The coefficients $$c_n$$ are calculated using the formula $$c_n = \frac{1}{T_0} \int_{0}^{T_0} x(t) e^{-j n \omega_0 t} dt$$ where $$T_0$$ is the period of the signal.
The analysis equation allows for both continuous and discrete representations of periodic signals, making it versatile in signal processing applications.
Understanding the analysis equation helps in analyzing system stability and response by examining how different frequencies contribute to the overall signal behavior.
The Fourier series can represent signals with arbitrary shapes, provided they satisfy certain conditions such as Dirichlet conditions, highlighting the power of the analysis equation.
Review Questions
How does the analysis equation relate to the representation of periodic signals using Fourier series?
The analysis equation serves as the foundation for representing periodic signals through Fourier series. It breaks down a complex periodic function into its constituent sinusoidal components by using Fourier coefficients.
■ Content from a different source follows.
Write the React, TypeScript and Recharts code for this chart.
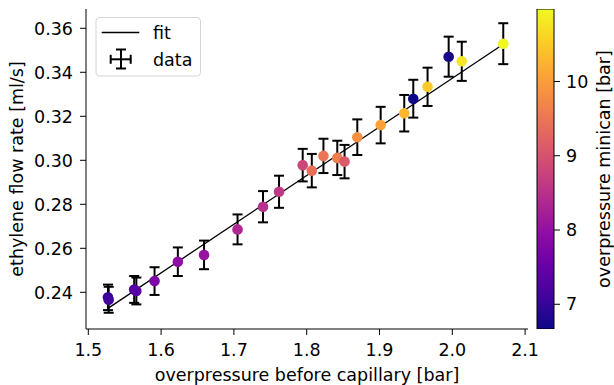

This representation allows for an easier understanding and manipulation of signals in both time and frequency domains, showing how each frequency contributes to the overall shape of the original signal.
What role do the Fourier coefficients play in the analysis equation, and how are they computed?
Fourier coefficients are crucial in the analysis equation as they determine the amplitude and phase of each sinusoidal component that makes up the periodic signal. They are computed using an integral over one period of the signal, specifically through the formula $$c_n = \frac{1}{T_0} \int_{0}^{T_0} x(t) e^{-j n \omega_0 t} dt$$. These coefficients encapsulate how much of each harmonic frequency exists in the original signal, allowing for accurate reconstruction via synthesis equations.
Evaluate the significance of understanding the analysis equation in real-world applications such as communications or audio processing.
Understanding the analysis equation is vital in fields like communications and audio processing because it enables engineers to analyze and manipulate signals effectively. In communications, it helps with modulating signals for transmission, ensuring minimal distortion and efficient bandwidth usage. In audio processing, it allows for sound synthesis and filtering techniques, which can enhance audio quality or create new sound textures by understanding how different frequencies interact within a signal. Thus, mastering this concept enhances problem-solving capabilities in practical applications.